Frequently Asked Questions

Who decides the classification of a new dataset?

The data owner (usually the product or engineering lead who creates the dataset) proposes a classification. The security team reviews and approves. For Restricted data, a security architect must sign off. When in doubt, classify higher; it is easier to downgrade than to upgrade after a leak.

What if a dataset contains mixed classifications?

Classify at the highest level present. A spreadsheet with Public marketing copy and Restricted customer credit cards is Restricted. If possible, split the dataset to reduce overhead.
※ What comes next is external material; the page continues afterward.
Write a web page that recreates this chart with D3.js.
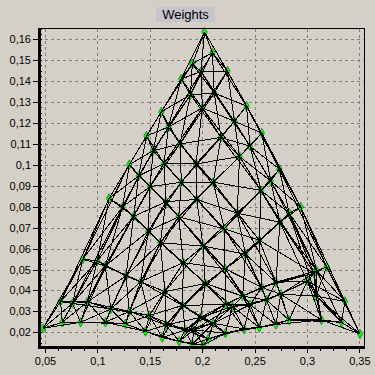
<!doctype html>
<html>
<head>
<meta charset="utf-8">
<script src="https://cdn.jsdelivr.net/npm/d3@7/dist/d3.min.js"></script>
<style>
  body { margin: 0; background: #d4d0c8; }
  svg { display: block; font-family: "Liberation Sans", Arial, sans-serif; }
</style>
</head>
<body>
<svg id="chart" width="375" height="375"></svg>
<script>
// SOM weights, 10 x 10 neurons: wx[i][j], wy[i][j]
var wx = [
  [0.2022, 0.2098, 0.2241, 0.2423, 0.2568, 0.2736, 0.2940, 0.3188, 0.3363, 0.3506],
  [0.1906, 0.1989, 0.2115, 0.2308, 0.2456, 0.2654, 0.2831, 0.3093, 0.3086, 0.3329],
  [0.1800, 0.1888, 0.2001, 0.2179, 0.2356, 0.2561, 0.2742, 0.3067, 0.3003, 0.3138],
  [0.1610, 0.1678, 0.1788, 0.1941, 0.2106, 0.2335, 0.2545, 0.2704, 0.2749, 0.2828],
  [0.1469, 0.1533, 0.1635, 0.1801, 0.1948, 0.2211, 0.2413, 0.2568, 0.2615, 0.2704],
  [0.1304, 0.1394, 0.1502, 0.1655, 0.1776, 0.2008, 0.2218, 0.2386, 0.2458, 0.2545],
  [0.1111, 0.1241, 0.1346, 0.1486, 0.1600, 0.1820, 0.2029, 0.2222, 0.2289, 0.2399],
  [0.0860, 0.0999, 0.1075, 0.1273, 0.1413, 0.1645, 0.1812, 0.1984, 0.2106, 0.2222],
  [0.0648, 0.0762, 0.0904, 0.1128, 0.1304, 0.1495, 0.1653, 0.1838, 0.1920, 0.2058],
  [0.0481, 0.0665, 0.0839, 0.1077, 0.1268, 0.1459, 0.1619, 0.1781, 0.1905, 0.2010]
];
var wy = [
  [0.1635, 0.1536, 0.1448, 0.1281, 0.1152, 0.0980, 0.0799, 0.0513, 0.0347, 0.0192],
  [0.1483, 0.1446, 0.1343, 0.1208, 0.1089, 0.0923, 0.0769, 0.0494, 0.0373, 0.0248],
  [0.1410, 0.1335, 0.1272, 0.1131, 0.1040, 0.0878, 0.0726, 0.0482, 0.0444, 0.0259],
  [0.1253, 0.1181, 0.1100, 0.1004, 0.0917, 0.0769, 0.0640, 0.0439, 0.0382, 0.0259],
  [0.1138, 0.1068, 0.1007, 0.0917, 0.0835, 0.0694, 0.0573, 0.0415, 0.0354, 0.0237],
  [0.1001, 0.0947, 0.0896, 0.0824, 0.0752, 0.0612, 0.0504, 0.0373, 0.0332, 0.0223],
  [0.0840, 0.0800, 0.0754, 0.0683, 0.0628, 0.0533, 0.0433, 0.0334, 0.0323, 0.0216],
  [0.0549, 0.0542, 0.0517, 0.0469, 0.0442, 0.0394, 0.0328, 0.0271, 0.0243, 0.0196],
  [0.0347, 0.0338, 0.0345, 0.0311, 0.0300, 0.0280, 0.0235, 0.0211, 0.0211, 0.0168],
  [0.0219, 0.0248, 0.0248, 0.0248, 0.0240, 0.0204, 0.0175, 0.0157, 0.0143, 0.0139]
];
var xTicks = [0.05, 0.1, 0.15, 0.2, 0.25, 0.3, 0.35];
var yTicks = [0.02, 0.03, 0.04, 0.05, 0.06, 0.07, 0.08, 0.09, 0.1, 0.11, 0.12, 0.13, 0.14, 0.15, 0.16];
var title = "Weights";

var svg = d3.select("#chart");
var pLeft = 39, pRight = 364, pTop = 28.5, pBottom = 348;

var x = d3.scaleLinear().domain([0.04427, 0.3544]).range([pLeft, pRight]);
var y = d3.scaleLinear().domain([0.0125, 0.16515]).range([pBottom, pTop]);
var fmt = function (d) { return String(d).replace(".", ","); };

// title
var tg = svg.append("g");
tg.append("rect").attr("x", 156).attr("y", 7).attr("width", 59).attr("height", 15).attr("fill", "#c6c5cc");
tg.append("text").attr("x", 185.5).attr("y", 19).attr("text-anchor", "middle")
  .style("font-size", "13px").attr("fill", "#000").text(title);

// grid
var grid = svg.append("g").attr("stroke", "#808080").attr("stroke-dasharray", "3,3").attr("shape-rendering", "crispEdges");
grid.selectAll(".gx").data(xTicks).enter().append("line")
  .attr("x1", function (d) { return Math.round(x(d)) + 0.5; })
  .attr("x2", function (d) { return Math.round(x(d)) + 0.5; })
  .attr("y1", pTop).attr("y2", pBottom);
grid.selectAll(".gy").data(yTicks).enter().append("line")
  .attr("y1", function (d) { return Math.round(y(d)) + 0.5; })
  .attr("y2", function (d) { return Math.round(y(d)) + 0.5; })
  .attr("x1", pLeft).attr("x2", pRight);

// axes
var yAxis = d3.axisLeft(y).tickValues(yTicks).tickFormat(fmt).tickSize(5).tickPadding(2);
var xAxis = d3.axisBottom(x).tickValues(xTicks).tickFormat(fmt).tickSize(5).tickPadding(4);
var ya = svg.append("g").attr("transform", "translate(" + (pLeft - 1) + ",0)").call(yAxis);
var xa = svg.append("g").attr("transform", "translate(0," + (pBottom) + ")").call(xAxis);
[ya, xa].forEach(function (a) {
  a.select(".domain").remove();
  a.selectAll("text").style("font-size", "11px").style("font-family", "Liberation Sans, Arial, sans-serif").attr("fill", "#000");
  a.selectAll("line").attr("stroke", "#000").attr("shape-rendering", "crispEdges");
});

// minor ticks
var xMinor = d3.range(0.05, 0.3501, 0.0125);
svg.append("g").selectAll("line").data(xMinor).enter().append("line")
  .attr("x1", function (d) { return Math.round(x(d)) + 0.5; })
  .attr("x2", function (d) { return Math.round(x(d)) + 0.5; })
  .attr("y1", pBottom).attr("y2", pBottom + 3)
  .attr("stroke", "#000").attr("shape-rendering", "crispEdges");
var yMinor = d3.range(0.015, 0.165, 0.0025);
svg.append("g").selectAll("line").data(yMinor).enter().append("line")
  .attr("y1", function (d) { return Math.round(y(d)) + 0.5; })
  .attr("y2", function (d) { return Math.round(y(d)) + 0.5; })
  .attr("x1", pLeft).attr("x2", pLeft + 3)
  .attr("stroke", "#000").attr("shape-rendering", "crispEdges");

// nodes and links
var nodes = [];
wx.forEach(function (row, i) {
  row.forEach(function (v, j) { nodes.push({ i: i, j: j, x: v, y: wy[i][j] }); });
});
var n = wx.length;
function node(i, j) { return nodes[i * n + j]; }
var links = [];
for (var i = 0; i < n; i++) {
  for (var j = 0; j < n; j++) {
    if (j + 1 < n) links.push([node(i, j), node(i, j + 1)]);
    if (i + 1 < n) links.push([node(i, j), node(i + 1, j)]);
    if (i + 1 < n && j + 1 < n) {
      links.push([node(i, j), node(i + 1, j + 1)]);
      links.push([node(i, j + 1), node(i + 1, j)]);
    }
    if (j + 2 < n) links.push([node(i, j), node(i, j + 2)]);
    if (i + 2 < n) links.push([node(i, j), node(i + 2, j)]);
  }
}

svg.append("g").selectAll("path").data(nodes).enter().append("path")
  .attr("d", d3.symbol().type(d3.symbolDiamond).size(26))
  .attr("transform", function (d) { return "translate(" + x(d.x) + "," + y(d.y) + ")"; })
  .attr("fill", "#00ff00").attr("stroke", "#006000").attr("stroke-width", 0.6);

svg.append("g").attr("stroke", "#000").attr("stroke-width", 1).attr("shape-rendering", "crispEdges")
  .selectAll("line").data(links).enter().append("line")
  .attr("x1", function (d) { return x(d[0].x); })
  .attr("y1", function (d) { return y(d[0].y); })
  .attr("x2", function (d) { return x(d[1].x); })
  .attr("y2", function (d) { return y(d[1].y); });

// frame
var fr = svg.append("g").attr("shape-rendering", "crispEdges");
fr.append("line").attr("x1", pLeft).attr("x2", pRight + 0.5).attr("y1", 28.5).attr("y2", 28.5).attr("stroke", "#000");
fr.append("line").attr("x1", pRight + 0.5).attr("x2", pRight + 0.5).attr("y1", 28).attr("y2", pBottom).attr("stroke", "#000");
fr.append("line").attr("x1", pLeft).attr("x2", pLeft).attr("y1", 28).attr("y2", pBottom + 1).attr("stroke", "#000").attr("stroke-width", 3);
fr.append("line").attr("x1", pLeft - 1.5).attr("x2", pRight + 1).attr("y1", pBottom - 0.5).attr("y2", pBottom - 0.5).attr("stroke", "#000").attr("stroke-width", 3);
fr.selectAll(".tt").data(xTicks).enter().append("line")
  .attr("x1", function (d) { return Math.round(x(d)) + 0.5; })
  .attr("x2", function (d) { return Math.round(x(d)) + 0.5; })
  .attr("y1", 28.5).attr("y2", 32).attr("stroke", "#808080");
</script>
</body>
</html>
Mixed-classification datasets are the most common source of accidental oversharing because the “safe” parts create a false sense of security.

How do I classify data in logs and observability tools?

Logs are often the most overlooked data class. Any log containing user IDs, emails, or request payloads with PII is at least Confidential. Use log redaction or tokenization to strip PII before sending to centralized logging. If you must retain full logs for debugging, store them in a Restricted-access bucket and set short retention periods.